Ensuite, le retour sur investissement est plus rapide. En ciblant une communauté de fans, la plateforme s’assure plus facilement et surtout pour moins cher, l’acquisition d’une base d’abonnés sur le long terme. Ce qui est plus difficile à obtenir lorsque l’on doit plaire à des profils de consommateurs plus divers les uns que les autres. De plus, la réduction des dépenses sur des postes très coûteux comme la publicité et l’assurance d’abonnements sur la durée permet non seulement à la plateforme d’être rentabilisée plus rapidement mais aussi de dégager une marge de bénéfices qui pourront être réinvestis dans l’acquisition ou la production de nouveaux contenus.

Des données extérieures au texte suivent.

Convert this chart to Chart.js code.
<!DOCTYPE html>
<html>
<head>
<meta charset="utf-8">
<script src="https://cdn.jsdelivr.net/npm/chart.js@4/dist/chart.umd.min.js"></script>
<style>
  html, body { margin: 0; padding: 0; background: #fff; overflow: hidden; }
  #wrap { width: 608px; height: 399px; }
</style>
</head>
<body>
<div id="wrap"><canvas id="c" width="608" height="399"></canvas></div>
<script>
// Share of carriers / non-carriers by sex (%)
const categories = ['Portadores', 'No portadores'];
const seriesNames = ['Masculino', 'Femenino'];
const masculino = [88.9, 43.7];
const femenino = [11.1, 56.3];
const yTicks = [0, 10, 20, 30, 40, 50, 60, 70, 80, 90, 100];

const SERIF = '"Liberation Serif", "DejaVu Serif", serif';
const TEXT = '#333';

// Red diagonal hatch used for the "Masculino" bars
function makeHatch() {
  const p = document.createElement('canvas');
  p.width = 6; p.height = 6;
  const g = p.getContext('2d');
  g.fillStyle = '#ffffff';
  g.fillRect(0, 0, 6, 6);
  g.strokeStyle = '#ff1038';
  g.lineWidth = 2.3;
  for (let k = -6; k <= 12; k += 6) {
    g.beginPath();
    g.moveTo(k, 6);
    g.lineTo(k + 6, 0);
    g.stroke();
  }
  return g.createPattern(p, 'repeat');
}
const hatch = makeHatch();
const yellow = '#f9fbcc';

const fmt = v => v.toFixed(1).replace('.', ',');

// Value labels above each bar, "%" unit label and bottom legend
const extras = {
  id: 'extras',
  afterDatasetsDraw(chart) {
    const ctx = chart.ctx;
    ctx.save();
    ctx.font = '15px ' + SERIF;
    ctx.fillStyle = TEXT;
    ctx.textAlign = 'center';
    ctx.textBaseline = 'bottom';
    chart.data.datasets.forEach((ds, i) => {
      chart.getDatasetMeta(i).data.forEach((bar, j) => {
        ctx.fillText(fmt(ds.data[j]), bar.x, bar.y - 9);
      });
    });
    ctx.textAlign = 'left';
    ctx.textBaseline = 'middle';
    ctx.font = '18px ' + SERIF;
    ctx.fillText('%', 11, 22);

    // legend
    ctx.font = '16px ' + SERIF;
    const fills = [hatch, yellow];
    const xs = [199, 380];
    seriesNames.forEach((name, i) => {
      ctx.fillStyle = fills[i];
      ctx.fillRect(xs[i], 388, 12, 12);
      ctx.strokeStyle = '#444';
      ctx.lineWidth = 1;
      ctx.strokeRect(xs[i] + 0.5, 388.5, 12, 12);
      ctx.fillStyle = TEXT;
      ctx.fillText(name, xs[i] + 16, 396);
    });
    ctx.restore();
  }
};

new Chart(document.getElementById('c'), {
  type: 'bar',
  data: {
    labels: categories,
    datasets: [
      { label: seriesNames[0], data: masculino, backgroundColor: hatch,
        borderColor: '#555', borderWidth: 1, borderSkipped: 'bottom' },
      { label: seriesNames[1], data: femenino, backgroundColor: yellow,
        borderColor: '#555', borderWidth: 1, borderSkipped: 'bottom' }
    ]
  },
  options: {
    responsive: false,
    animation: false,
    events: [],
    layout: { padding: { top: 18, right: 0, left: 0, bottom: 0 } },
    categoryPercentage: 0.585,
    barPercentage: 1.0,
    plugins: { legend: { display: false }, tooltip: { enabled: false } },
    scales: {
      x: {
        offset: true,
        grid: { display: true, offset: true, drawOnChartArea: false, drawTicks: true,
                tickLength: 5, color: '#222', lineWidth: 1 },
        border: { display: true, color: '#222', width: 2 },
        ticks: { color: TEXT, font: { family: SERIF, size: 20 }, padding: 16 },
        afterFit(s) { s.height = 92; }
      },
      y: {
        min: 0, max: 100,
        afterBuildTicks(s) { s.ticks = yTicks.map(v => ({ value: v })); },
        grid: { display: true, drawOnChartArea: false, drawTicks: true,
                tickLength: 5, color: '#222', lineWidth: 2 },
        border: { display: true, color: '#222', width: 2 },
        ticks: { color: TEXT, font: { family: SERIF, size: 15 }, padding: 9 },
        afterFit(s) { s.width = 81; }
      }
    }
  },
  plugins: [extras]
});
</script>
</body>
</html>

Bien sûr, la réussite de tels services n’est possible que si l’offre proposée est premium, bien pensée, bien éditorialisée et irréprochable. Car si les fans conquis par le projet seront les meilleurs prescripteurs et seront fidèles tout au long de l’aventure, ils seront aussi ceux qui critiqueront le plus si le contenu baisse en qualité ou que leurs attentes ne sont pas satisfaites. C’est pourquoi, il faut absolument maîtriser le sujet en s’entourant de spécialistes de ces communautés pour proposer le contenu le plus pertinent. Les outils qui seront utilisés, principalement le marketing digital, et qui permettront de toucher ces fans, sur les bons canaux, au bon moment, et d’être à l’écoute de leurs retours, seront également primordiaux pour la réussite de ces offres.

Il y a donc sans doute de la place pour des acteurs locaux, qui auront toujours de l’avance sur les gros mastodontes, pour adresser le plus finement et intelligemment possible des communautés qui ne se satisfont pas totalement des offres généralistes, qui par définition auront vocation à s’adresser au plus grand nombre. Le salut des acteurs français, qui ne pourront pas se battre à armes égales sur le terrain des séries, des films et des gros documentaires, doit peut être passer par les niches.